* **What the exercise asks**
Give back the full listing, character for character, with no pictures.

* **Material**

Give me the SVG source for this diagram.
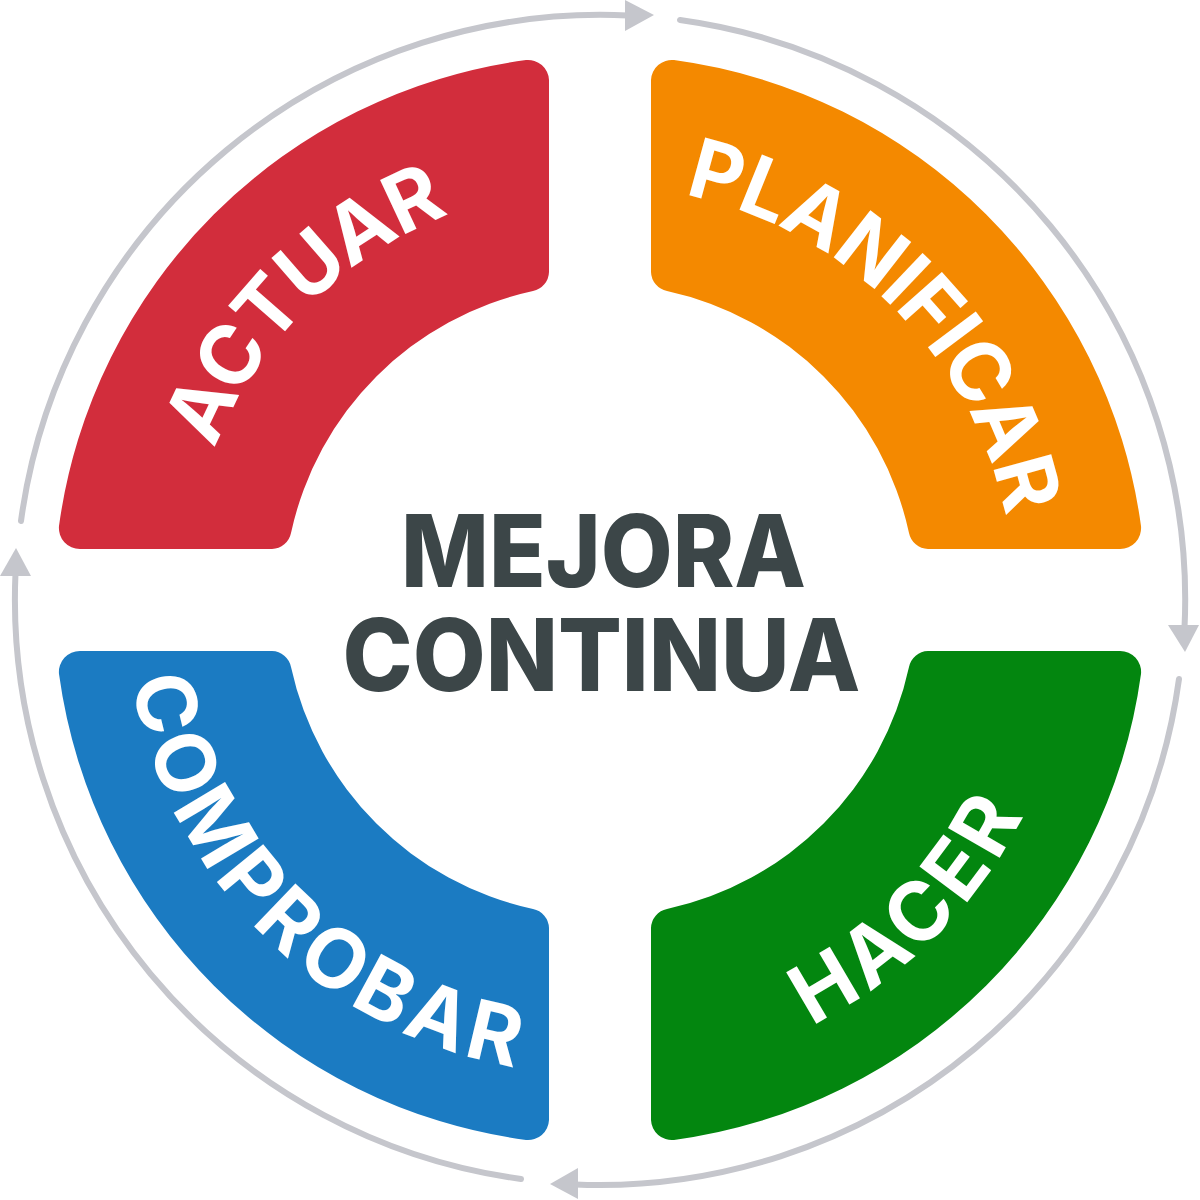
<svg xmlns="http://www.w3.org/2000/svg" width="1200" height="1200" viewBox="0 0 1200 1200">
<style>
.ring{fill:none;stroke:#c5c6cc;stroke-width:6;stroke-linecap:round}
.head{fill:#c5c6cc}
.lbl{font-family:"Inter","Liberation Sans",sans-serif;font-weight:700;font-size:82px;fill:#fff;text-anchor:middle;letter-spacing:-1px}
.lbl.wide{letter-spacing:5px}
.ctr{font-family:"Inter","Liberation Sans",sans-serif;font-weight:800;font-size:100px;fill:#3c4648;text-anchor:middle}
</style>
<defs>
<path id="pP" d="M600,186 A414,414 0 0 1 1014,600"/>
<path id="pA" d="M186,600 A414,414 0 0 1 600,186"/>
<path id="pH" d="M600,1075 A475,475 0 0 0 1075,600"/>
<path id="pC" d="M125,600 A475,475 0 0 0 600,1075"/>
</defs>
<g id="connectors">
<path class="ring" d="M680,20 A585,585 0 0 1 1184.500,628"/>
<polygon class="head" points="1168,625 1199,625 1185,652"/>
<path class="ring" d="M1179,679 A585,585 0 0 1 575,1184.500"/>
<polygon class="head" points="578,1168 578,1199 550,1184"/>
<path class="ring" d="M521,1179 A585,585 0 0 1 15.500,573"/>
<polygon class="head" points="0,576 31,576 16,548"/>
<path class="ring" d="M21,521 A585,585 0 0 1 628,15.500"/>
<polygon class="head" points="625,0 625,31 654,15"/>
</g>
<g id="planificar">
<path fill="#f48900" d="M651,80 A21,21 0 0 1 674,60 A545,545 0 0 1 1141,526 A21,21 0 0 1 1120,549 L928,549 A20,20 0 0 1 909,533 A316,316 0 0 0 667,291 A20,20 0 0 1 651,272 Z"/>
<text class="lbl"><textPath href="#pP" startOffset="50%">PLANIFICAR</textPath></text>
</g>
<g id="hacer">
<path fill="#03860f" d="M1120,651 A21,21 0 0 1 1141,674 A545,545 0 0 1 674,1140 A21,21 0 0 1 651,1120 L651,928 A20,20 0 0 1 667,909 A316,316 0 0 0 909,667 A20,20 0 0 1 928,651 Z"/>
<text class="lbl wide"><textPath href="#pH" startOffset="50%">HACER</textPath></text>
</g>
<g id="comprobar">
<path fill="#1b7bc2" d="M549,1120 A21,21 0 0 1 526,1140 A545,545 0 0 1 59,674 A21,21 0 0 1 80,651 L272,651 A20,20 0 0 1 291,667 A316,316 0 0 0 533,909 A20,20 0 0 1 549,928 Z"/>
<text class="lbl wide"><textPath href="#pC" startOffset="50%">COMPROBAR</textPath></text>
</g>
<g id="actuar">
<path fill="#d22d3c" d="M80,549 A21,21 0 0 1 59,526 A545,545 0 0 1 526,60 A21,21 0 0 1 549,80 L549,272 A20,20 0 0 1 533,291 A316,316 0 0 0 291,533 A20,20 0 0 1 272,549 Z"/>
<text class="lbl"><textPath href="#pA" startOffset="50%">ACTUAR</textPath></text>
</g>
<g id="centro">
<text class="ctr" x="603.500" y="587" textLength="405" lengthAdjust="spacingAndGlyphs">MEJORA</text>
<text class="ctr" x="601.500" y="691" textLength="518" lengthAdjust="spacingAndGlyphs">CONTINUA</text>
</g>
</svg>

* **Completed task**
Give me the SVG source for this diagram.
<svg xmlns="http://www.w3.org/2000/svg" width="1200" height="1200" viewBox="0 0 1200 1200">
<style>
.ring{fill:none;stroke:#c5c6cc;stroke-width:6;stroke-linecap:round}
.head{fill:#c5c6cc}
.lbl{font-family:"Inter","Liberation Sans",sans-serif;font-weight:700;font-size:82px;fill:#fff;text-anchor:middle;letter-spacing:-1px}
.lbl.wide{letter-spacing:5px}
.ctr{font-family:"Inter","Liberation Sans",sans-serif;font-weight:800;font-size:100px;fill:#3c4648;text-anchor:middle}
</style>
<defs>
<path id="pP" d="M600,186 A414,414 0 0 1 1014,600"/>
<path id="pA" d="M186,600 A414,414 0 0 1 600,186"/>
<path id="pH" d="M600,1075 A475,475 0 0 0 1075,600"/>
<path id="pC" d="M125,600 A475,475 0 0 0 600,1075"/>
</defs>
<g id="connectors">
<path class="ring" d="M680,20 A585,585 0 0 1 1184.500,628"/>
<polygon class="head" points="1168,625 1199,625 1185,652"/>
<path class="ring" d="M1179,679 A585,585 0 0 1 575,1184.500"/>
<polygon class="head" points="578,1168 578,1199 550,1184"/>
<path class="ring" d="M521,1179 A585,585 0 0 1 15.500,573"/>
<polygon class="head" points="0,576 31,576 16,548"/>
<path class="ring" d="M21,521 A585,585 0 0 1 628,15.500"/>
<polygon class="head" points="625,0 625,31 654,15"/>
</g>
<g id="planificar">
<path fill="#f48900" d="M651,80 A21,21 0 0 1 674,60 A545,545 0 0 1 1141,526 A21,21 0 0 1 1120,549 L928,549 A20,20 0 0 1 909,533 A316,316 0 0 0 667,291 A20,20 0 0 1 651,272 Z"/>
<text class="lbl"><textPath href="#pP" startOffset="50%">PLANIFICAR</textPath></text>
</g>
<g id="hacer">
<path fill="#03860f" d="M1120,651 A21,21 0 0 1 1141,674 A545,545 0 0 1 674,1140 A21,21 0 0 1 651,1120 L651,928 A20,20 0 0 1 667,909 A316,316 0 0 0 909,667 A20,20 0 0 1 928,651 Z"/>
<text class="lbl wide"><textPath href="#pH" startOffset="50%">HACER</textPath></text>
</g>
<g id="comprobar">
<path fill="#1b7bc2" d="M549,1120 A21,21 0 0 1 526,1140 A545,545 0 0 1 59,674 A21,21 0 0 1 80,651 L272,651 A20,20 0 0 1 291,667 A316,316 0 0 0 533,909 A20,20 0 0 1 549,928 Z"/>
<text class="lbl wide"><textPath href="#pC" startOffset="50%">COMPROBAR</textPath></text>
</g>
<g id="actuar">
<path fill="#d22d3c" d="M80,549 A21,21 0 0 1 59,526 A545,545 0 0 1 526,60 A21,21 0 0 1 549,80 L549,272 A20,20 0 0 1 533,291 A316,316 0 0 0 291,533 A20,20 0 0 1 272,549 Z"/>
<text class="lbl"><textPath href="#pA" startOffset="50%">ACTUAR</textPath></text>
</g>
<g id="centro">
<text class="ctr" x="603.500" y="587" textLength="405" lengthAdjust="spacingAndGlyphs">MEJORA</text>
<text class="ctr" x="601.500" y="691" textLength="518" lengthAdjust="spacingAndGlyphs">CONTINUA</text>
</g>
</svg>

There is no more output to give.